South Africa
U.S Treasury Secretary Janet Yellen concluded her tour of South Africa on Friday with a visit to Emalahleni, the coal-mining town which produces most of the coal South Africa relies on to fire its power stations.
Emalahleni, which means "a place of coal", is home to 12 coal-fired power stations and is among the areas earmarked for the just energy transition project which will see many of the power stations phased out over time.
Addressing the press shortly after the tour of the workshop where women and young people are being trained in solar and wind technologies, Yellen sought to allay fears that towns like Emalahleni would suffer from the transition as their economies are mostly reliant on coal-mining.
"What we are doing is trying to support a set of plans that South Africa has devised itself, that involve a gradual transition and recognition that we need to support communities that are affected by that transition. The jobs are important," she said.
She said the U.S. was committed to ensuring that existing workers were re-skilled in order to find work opportunities in the renewable energy sector.
According to Yellen, centres like the Nkangala Top of the World Training Center were important for developing the skills needed to implement the transition and that she had discussed potential job losses from the transition with South African president Cyril Ramaphosa and the national minister of minerals and energy, Gwede Mantashe.

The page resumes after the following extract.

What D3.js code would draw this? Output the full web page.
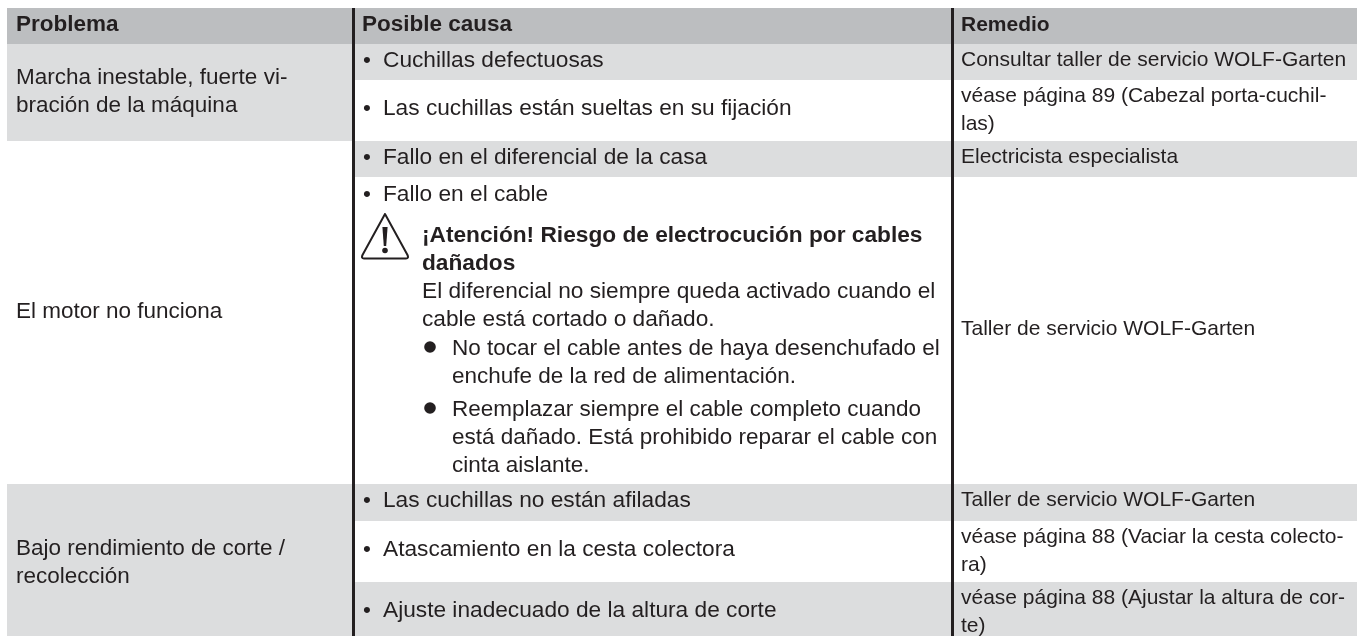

"Facilitating a transition that leaves no one behind requires job retraining and re-skilling like we saw today. It also requires the redevelopment of former fossil fuel and power sites, and investment in infrastruature to support the development of new industries and opportunities," she said.
Yellen was on Friday expected to meet various philanthropists in Johannesburg to attract funding for climate change projects and to visit the Apartheid Museum, which documents the brutality of the segregation system implemented by the white-minority government before the 1994 transition to democracy.
South Africa was the last leg of her 10-day Africa tour, which included visits to Senegal and Zambia.